- **Problem requirements**
Nothing beyond the line containing "minimum width=111pt, minimum" is to be printed; print exactly each line from the start of the records below through that line, leaving out pictures.

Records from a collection
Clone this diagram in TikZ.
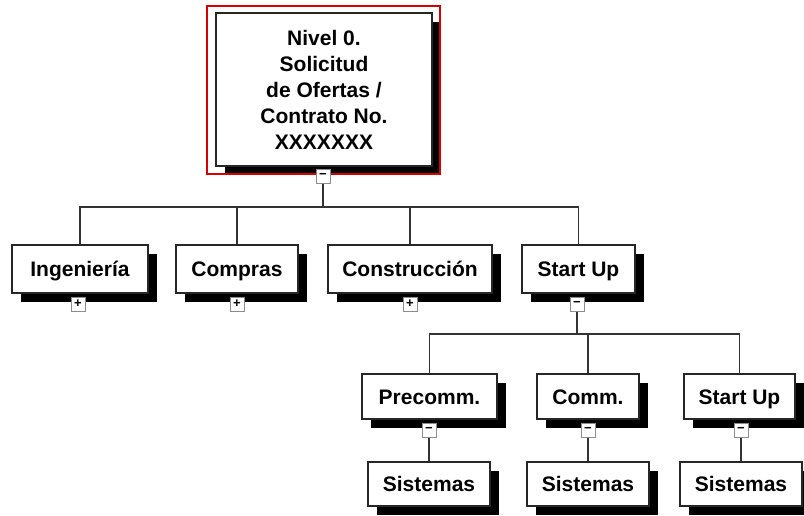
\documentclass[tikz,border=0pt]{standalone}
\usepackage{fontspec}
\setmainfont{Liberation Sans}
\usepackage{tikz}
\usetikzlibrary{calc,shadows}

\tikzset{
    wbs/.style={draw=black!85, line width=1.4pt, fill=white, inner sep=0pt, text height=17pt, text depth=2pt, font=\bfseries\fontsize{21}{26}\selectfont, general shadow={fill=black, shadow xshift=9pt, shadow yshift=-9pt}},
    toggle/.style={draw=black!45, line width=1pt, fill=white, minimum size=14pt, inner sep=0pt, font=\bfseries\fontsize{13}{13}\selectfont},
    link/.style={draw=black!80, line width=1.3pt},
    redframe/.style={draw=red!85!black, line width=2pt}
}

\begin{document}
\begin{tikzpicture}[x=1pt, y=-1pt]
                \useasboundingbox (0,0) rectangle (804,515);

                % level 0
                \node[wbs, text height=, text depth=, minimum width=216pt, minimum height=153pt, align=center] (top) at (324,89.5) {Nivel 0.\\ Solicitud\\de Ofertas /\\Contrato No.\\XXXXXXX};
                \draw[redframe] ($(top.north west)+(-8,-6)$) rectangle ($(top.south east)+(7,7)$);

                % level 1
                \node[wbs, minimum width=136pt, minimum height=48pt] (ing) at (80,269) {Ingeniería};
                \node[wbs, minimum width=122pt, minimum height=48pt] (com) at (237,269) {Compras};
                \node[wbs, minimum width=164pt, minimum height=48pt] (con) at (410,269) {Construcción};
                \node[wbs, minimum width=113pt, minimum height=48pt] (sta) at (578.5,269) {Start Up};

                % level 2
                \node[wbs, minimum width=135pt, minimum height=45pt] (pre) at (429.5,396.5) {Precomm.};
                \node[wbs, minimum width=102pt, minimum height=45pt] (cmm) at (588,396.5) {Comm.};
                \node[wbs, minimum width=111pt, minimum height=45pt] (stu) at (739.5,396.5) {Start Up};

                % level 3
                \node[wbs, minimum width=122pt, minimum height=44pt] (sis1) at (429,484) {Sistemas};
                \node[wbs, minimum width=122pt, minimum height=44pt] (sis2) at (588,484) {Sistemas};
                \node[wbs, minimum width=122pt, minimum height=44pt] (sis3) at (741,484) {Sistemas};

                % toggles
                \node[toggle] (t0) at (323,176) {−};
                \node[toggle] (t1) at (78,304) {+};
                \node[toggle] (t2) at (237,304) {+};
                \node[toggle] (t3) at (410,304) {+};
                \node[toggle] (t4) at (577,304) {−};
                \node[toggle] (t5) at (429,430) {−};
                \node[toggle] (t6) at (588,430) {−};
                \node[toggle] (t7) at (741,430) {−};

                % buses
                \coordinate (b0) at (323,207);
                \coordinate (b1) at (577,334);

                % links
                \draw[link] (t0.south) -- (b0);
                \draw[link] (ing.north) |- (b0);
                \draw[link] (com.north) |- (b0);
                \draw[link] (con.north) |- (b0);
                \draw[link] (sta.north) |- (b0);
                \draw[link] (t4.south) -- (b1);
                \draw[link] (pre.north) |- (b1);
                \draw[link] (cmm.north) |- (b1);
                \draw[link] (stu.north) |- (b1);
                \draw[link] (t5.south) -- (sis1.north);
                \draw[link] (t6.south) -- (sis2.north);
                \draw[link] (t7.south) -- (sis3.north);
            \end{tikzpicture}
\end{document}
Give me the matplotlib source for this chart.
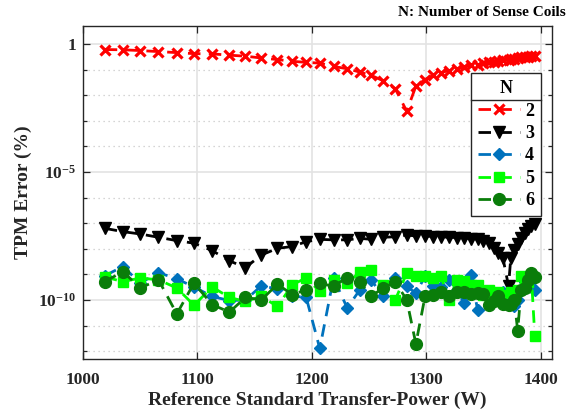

- **Full response**
Clone this diagram in TikZ.
\documentclass[tikz,border=0pt]{standalone}
\usepackage{fontspec}
\setmainfont{Liberation Sans}
\usepackage{tikz}
\usetikzlibrary{calc,shadows}

\tikzset{
    wbs/.style={draw=black!85, line width=1.4pt, fill=white, inner sep=0pt, text height=17pt, text depth=2pt, font=\bfseries\fontsize{21}{26}\selectfont, general shadow={fill=black, shadow xshift=9pt, shadow yshift=-9pt}},
    toggle/.style={draw=black!45, line width=1pt, fill=white, minimum size=14pt, inner sep=0pt, font=\bfseries\fontsize{13}{13}\selectfont},
    link/.style={draw=black!80, line width=1.3pt},
    redframe/.style={draw=red!85!black, line width=2pt}
}

\begin{document}
\begin{tikzpicture}[x=1pt, y=-1pt]
                \useasboundingbox (0,0) rectangle (804,515);

                % level 0
                \node[wbs, text height=, text depth=, minimum width=216pt, minimum height=153pt, align=center] (top) at (324,89.5) {Nivel 0.\\ Solicitud\\de Ofertas /\\Contrato No.\\XXXXXXX};
                \draw[redframe] ($(top.north west)+(-8,-6)$) rectangle ($(top.south east)+(7,7)$);

                % level 1
                \node[wbs, minimum width=136pt, minimum height=48pt] (ing) at (80,269) {Ingeniería};
                \node[wbs, minimum width=122pt, minimum height=48pt] (com) at (237,269) {Compras};
                \node[wbs, minimum width=164pt, minimum height=48pt] (con) at (410,269) {Construcción};
                \node[wbs, minimum width=113pt, minimum height=48pt] (sta) at (578.5,269) {Start Up};

                % level 2
                \node[wbs, minimum width=135pt, minimum height=45pt] (pre) at (429.5,396.5) {Precomm.};
                \node[wbs, minimum width=102pt, minimum height=45pt] (cmm) at (588,396.5) {Comm.};
                \node[wbs, minimum width=111pt, minimum height=45pt] (stu) at (739.5,396.5) {Start Up};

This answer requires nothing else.